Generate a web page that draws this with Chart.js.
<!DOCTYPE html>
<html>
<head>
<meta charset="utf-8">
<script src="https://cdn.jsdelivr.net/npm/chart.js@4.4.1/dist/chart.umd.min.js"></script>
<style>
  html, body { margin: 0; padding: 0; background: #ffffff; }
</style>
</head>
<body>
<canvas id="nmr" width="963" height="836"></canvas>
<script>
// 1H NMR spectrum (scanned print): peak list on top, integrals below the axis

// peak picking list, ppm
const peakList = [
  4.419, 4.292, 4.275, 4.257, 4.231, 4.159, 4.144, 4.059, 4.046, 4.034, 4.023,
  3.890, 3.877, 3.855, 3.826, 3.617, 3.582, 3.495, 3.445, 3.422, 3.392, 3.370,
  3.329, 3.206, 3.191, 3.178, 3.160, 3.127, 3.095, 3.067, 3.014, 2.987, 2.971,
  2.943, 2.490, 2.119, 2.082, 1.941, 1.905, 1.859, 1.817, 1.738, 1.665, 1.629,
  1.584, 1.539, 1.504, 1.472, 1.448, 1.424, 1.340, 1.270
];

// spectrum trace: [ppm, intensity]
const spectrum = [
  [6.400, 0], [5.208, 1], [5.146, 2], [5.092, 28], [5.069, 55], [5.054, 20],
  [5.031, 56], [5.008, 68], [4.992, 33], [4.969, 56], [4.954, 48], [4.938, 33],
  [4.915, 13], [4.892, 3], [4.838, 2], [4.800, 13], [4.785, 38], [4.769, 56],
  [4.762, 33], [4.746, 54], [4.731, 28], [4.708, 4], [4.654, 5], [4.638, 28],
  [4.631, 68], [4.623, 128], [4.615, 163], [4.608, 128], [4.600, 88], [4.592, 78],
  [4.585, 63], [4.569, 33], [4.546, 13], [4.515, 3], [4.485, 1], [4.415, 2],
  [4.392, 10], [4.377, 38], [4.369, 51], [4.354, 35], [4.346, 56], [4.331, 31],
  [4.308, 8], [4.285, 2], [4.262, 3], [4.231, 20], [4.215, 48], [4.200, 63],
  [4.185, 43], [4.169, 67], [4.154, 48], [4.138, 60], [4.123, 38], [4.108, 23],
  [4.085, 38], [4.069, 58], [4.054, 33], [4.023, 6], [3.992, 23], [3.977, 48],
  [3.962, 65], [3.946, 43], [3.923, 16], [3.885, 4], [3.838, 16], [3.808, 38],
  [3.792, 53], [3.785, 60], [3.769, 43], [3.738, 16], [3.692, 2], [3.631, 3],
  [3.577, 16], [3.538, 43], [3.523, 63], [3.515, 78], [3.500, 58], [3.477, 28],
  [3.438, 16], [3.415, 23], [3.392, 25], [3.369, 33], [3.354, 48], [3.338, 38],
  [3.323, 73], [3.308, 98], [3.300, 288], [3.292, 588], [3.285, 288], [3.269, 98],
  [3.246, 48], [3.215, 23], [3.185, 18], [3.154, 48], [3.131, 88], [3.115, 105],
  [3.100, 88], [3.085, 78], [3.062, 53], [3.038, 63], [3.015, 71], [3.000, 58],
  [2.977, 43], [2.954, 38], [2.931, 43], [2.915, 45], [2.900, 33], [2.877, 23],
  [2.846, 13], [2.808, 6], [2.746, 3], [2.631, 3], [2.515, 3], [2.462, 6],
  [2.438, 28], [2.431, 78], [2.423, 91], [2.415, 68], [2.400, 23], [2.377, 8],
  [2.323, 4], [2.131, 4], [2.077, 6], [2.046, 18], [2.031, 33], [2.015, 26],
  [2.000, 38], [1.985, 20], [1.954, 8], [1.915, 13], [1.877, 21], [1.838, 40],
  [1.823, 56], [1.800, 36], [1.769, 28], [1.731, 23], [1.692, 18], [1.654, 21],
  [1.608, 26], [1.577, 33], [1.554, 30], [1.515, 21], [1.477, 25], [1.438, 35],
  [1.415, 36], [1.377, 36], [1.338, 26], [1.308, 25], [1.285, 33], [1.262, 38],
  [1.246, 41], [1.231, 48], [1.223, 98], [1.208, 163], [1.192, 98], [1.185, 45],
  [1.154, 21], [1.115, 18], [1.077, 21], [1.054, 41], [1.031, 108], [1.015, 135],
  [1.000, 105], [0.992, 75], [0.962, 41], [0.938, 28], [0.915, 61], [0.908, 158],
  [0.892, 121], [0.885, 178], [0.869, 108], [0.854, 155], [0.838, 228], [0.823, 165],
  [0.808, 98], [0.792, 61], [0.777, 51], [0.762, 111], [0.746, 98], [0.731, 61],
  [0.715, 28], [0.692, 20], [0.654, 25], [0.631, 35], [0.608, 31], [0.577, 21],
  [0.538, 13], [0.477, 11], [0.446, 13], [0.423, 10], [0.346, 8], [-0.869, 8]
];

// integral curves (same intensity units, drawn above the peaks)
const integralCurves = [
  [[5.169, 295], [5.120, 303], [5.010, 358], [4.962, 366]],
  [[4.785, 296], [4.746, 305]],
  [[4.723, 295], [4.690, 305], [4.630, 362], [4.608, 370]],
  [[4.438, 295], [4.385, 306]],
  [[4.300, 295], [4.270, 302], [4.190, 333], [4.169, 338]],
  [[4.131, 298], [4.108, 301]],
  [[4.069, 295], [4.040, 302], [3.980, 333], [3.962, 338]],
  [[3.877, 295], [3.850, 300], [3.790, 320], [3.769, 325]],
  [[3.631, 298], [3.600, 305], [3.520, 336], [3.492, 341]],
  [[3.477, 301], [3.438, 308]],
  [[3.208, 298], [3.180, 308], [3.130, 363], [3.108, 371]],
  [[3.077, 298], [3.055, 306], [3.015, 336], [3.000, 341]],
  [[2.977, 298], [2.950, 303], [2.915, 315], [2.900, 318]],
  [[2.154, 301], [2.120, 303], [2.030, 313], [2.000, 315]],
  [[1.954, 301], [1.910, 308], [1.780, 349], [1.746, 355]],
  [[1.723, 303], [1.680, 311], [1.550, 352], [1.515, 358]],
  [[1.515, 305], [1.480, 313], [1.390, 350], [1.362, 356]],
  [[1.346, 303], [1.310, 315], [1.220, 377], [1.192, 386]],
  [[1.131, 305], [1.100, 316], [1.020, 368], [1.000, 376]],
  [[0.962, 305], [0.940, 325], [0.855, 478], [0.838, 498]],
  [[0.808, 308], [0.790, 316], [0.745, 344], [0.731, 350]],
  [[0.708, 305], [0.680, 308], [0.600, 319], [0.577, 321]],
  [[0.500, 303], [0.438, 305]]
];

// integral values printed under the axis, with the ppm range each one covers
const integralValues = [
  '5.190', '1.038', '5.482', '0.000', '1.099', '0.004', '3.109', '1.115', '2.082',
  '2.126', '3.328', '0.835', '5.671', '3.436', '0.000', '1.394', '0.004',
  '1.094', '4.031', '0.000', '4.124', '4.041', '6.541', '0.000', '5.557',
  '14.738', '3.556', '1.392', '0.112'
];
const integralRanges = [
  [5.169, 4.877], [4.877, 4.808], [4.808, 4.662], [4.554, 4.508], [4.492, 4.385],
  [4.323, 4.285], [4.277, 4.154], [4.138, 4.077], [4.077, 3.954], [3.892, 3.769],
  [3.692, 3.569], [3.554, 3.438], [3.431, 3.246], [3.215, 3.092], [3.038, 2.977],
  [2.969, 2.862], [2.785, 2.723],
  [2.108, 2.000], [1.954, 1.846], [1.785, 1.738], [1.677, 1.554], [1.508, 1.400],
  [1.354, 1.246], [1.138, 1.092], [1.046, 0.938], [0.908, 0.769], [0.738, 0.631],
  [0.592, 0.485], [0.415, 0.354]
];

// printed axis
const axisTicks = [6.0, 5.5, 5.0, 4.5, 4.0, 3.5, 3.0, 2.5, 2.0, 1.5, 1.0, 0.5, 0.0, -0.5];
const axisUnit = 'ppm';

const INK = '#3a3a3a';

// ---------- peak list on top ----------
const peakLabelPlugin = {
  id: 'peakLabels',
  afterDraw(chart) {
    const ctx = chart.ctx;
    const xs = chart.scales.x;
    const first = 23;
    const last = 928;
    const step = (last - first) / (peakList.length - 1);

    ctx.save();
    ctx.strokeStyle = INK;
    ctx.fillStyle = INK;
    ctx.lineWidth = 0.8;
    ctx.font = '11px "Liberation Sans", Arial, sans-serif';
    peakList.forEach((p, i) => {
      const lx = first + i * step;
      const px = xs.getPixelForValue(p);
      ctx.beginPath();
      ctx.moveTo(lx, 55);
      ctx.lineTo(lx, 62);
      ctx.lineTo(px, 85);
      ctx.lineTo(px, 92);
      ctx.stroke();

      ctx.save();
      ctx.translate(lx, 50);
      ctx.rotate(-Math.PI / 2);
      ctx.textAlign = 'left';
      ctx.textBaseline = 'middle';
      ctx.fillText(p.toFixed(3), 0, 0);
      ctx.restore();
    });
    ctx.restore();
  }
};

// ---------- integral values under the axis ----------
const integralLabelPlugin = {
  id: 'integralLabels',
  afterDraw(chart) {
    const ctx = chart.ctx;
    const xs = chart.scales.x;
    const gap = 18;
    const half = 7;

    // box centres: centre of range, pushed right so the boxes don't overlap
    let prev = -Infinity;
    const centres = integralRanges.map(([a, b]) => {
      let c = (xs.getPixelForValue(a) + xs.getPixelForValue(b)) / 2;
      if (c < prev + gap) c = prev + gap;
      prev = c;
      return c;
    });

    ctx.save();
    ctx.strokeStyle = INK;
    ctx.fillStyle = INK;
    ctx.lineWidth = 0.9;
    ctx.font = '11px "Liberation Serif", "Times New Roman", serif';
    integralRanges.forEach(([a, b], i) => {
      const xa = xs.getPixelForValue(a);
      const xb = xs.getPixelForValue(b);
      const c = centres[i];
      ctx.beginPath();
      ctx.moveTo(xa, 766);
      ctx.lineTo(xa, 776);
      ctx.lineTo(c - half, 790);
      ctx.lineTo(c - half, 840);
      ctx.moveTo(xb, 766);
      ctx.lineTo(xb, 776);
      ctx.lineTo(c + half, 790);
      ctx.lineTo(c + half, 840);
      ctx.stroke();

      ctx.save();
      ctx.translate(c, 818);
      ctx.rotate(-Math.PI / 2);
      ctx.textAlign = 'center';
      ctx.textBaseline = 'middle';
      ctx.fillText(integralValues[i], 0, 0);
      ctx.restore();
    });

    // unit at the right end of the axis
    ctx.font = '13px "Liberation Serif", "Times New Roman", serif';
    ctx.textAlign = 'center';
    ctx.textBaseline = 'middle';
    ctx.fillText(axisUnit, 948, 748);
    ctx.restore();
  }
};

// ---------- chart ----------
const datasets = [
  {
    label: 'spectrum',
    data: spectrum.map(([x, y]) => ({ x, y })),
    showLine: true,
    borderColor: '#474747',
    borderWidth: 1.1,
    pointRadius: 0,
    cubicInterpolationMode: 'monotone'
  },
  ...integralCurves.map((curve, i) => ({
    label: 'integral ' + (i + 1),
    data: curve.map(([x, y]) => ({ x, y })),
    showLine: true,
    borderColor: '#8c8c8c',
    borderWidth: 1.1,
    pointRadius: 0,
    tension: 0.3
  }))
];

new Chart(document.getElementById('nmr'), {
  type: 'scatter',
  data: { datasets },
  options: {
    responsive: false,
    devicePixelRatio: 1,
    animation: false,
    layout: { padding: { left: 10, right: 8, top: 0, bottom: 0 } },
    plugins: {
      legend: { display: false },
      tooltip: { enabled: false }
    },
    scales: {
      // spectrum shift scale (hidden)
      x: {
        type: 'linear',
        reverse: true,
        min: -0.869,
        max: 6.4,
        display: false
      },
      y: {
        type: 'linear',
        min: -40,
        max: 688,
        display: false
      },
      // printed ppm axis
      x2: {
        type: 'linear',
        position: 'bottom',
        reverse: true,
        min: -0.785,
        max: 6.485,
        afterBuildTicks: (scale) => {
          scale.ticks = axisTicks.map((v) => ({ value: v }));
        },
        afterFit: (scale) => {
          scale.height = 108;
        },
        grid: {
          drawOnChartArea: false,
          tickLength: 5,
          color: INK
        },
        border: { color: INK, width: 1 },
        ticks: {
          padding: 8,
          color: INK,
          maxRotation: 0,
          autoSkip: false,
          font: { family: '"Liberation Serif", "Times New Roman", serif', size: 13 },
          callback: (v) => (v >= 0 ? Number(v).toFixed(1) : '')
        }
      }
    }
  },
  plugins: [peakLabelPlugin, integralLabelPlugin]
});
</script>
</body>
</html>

...

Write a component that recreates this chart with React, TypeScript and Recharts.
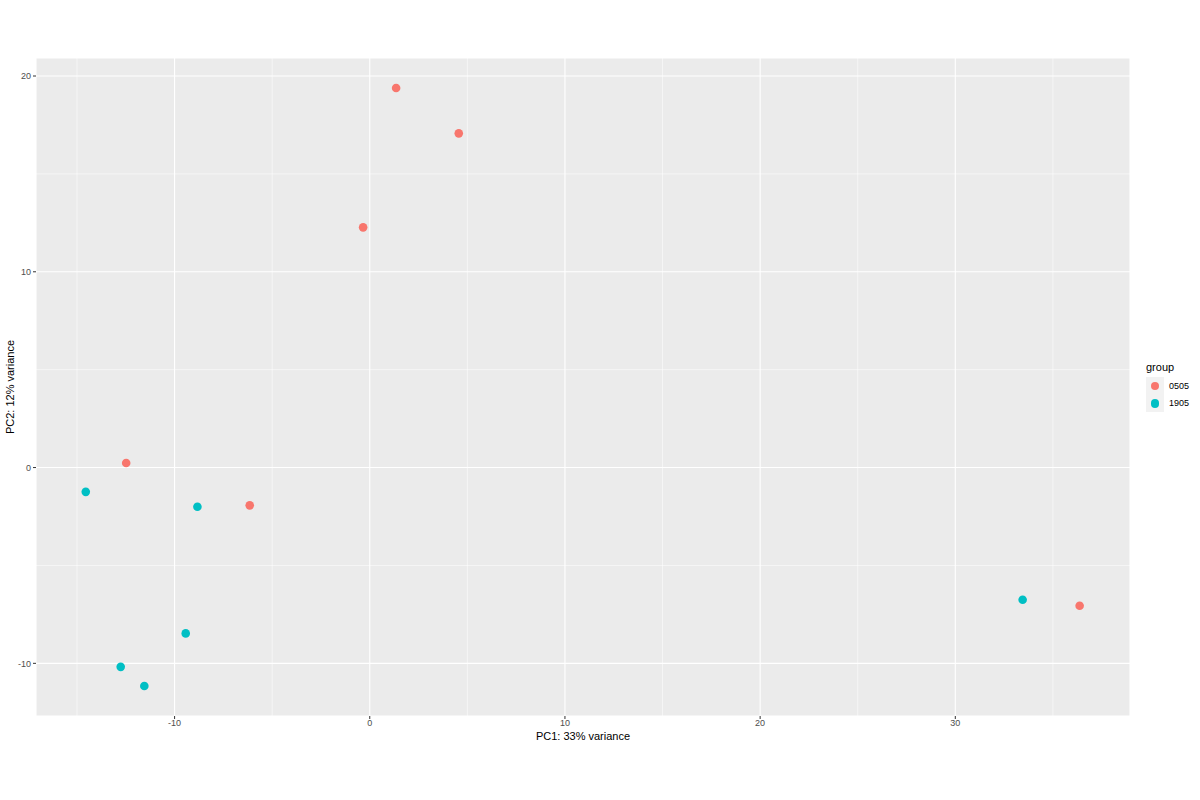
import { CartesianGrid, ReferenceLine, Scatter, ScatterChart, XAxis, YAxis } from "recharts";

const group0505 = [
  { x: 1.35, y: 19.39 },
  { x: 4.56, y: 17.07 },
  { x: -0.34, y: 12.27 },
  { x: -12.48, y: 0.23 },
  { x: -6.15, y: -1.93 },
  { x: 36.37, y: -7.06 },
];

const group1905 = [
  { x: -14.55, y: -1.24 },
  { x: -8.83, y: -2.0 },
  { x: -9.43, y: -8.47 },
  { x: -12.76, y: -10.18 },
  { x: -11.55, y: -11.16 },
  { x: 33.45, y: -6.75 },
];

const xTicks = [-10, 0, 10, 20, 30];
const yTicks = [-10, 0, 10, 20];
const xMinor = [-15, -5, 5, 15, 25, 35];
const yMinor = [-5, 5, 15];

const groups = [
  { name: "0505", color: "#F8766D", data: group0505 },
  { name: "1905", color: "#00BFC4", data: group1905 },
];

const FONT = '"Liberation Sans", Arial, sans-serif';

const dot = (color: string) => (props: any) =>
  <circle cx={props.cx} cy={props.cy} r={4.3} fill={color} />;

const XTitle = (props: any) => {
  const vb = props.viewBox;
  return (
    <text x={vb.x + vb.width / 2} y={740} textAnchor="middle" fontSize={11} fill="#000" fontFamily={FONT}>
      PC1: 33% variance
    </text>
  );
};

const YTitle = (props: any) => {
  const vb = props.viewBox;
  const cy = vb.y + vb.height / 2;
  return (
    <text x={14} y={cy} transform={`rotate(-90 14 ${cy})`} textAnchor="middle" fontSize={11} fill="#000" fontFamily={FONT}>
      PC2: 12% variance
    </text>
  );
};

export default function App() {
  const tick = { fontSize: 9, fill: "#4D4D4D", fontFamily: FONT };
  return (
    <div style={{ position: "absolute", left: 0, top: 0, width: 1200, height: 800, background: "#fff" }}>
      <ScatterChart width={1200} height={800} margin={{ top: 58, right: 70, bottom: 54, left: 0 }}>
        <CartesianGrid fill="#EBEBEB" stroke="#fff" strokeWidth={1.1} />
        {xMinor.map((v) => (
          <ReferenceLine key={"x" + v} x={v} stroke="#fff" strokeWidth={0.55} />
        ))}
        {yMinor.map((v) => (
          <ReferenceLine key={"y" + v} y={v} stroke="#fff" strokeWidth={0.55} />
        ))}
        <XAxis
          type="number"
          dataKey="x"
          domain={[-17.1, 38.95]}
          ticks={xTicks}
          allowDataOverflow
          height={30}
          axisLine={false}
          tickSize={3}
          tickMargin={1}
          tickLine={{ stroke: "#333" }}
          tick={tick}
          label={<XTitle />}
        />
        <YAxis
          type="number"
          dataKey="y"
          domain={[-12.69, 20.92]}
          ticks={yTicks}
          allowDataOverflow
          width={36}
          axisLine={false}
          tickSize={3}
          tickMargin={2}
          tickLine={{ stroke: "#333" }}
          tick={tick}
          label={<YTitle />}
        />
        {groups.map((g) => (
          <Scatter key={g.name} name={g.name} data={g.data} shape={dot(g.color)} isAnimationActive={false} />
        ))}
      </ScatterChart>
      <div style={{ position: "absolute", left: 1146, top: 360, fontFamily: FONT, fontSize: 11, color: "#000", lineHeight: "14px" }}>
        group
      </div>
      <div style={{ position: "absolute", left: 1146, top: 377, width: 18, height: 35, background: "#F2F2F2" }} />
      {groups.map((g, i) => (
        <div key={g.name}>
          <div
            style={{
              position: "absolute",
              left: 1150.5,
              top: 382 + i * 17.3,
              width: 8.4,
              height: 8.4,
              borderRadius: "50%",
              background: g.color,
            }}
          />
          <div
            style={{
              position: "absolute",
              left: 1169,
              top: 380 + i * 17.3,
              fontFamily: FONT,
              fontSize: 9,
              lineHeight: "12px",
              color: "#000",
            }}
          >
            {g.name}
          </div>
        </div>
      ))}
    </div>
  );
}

= WHAT IS REQUIRED =
Begin at the line that has "Generate a web"; stop after the line that has "below the axis". Copy every line in that span exactly.

= WRITTEN ANSWER =
Generate a web page that draws this with Chart.js.
<!DOCTYPE html>
<html>
<head>
<meta charset="utf-8">
<script src="https://cdn.jsdelivr.net/npm/chart.js@4.4.1/dist/chart.umd.min.js"></script>
<style>
  html, body { margin: 0; padding: 0; background: #ffffff; }
</style>
</head>
<body>
<canvas id="nmr" width="963" height="836"></canvas>
<script>
// 1H NMR spectrum (scanned print): peak list on top, integrals below the axis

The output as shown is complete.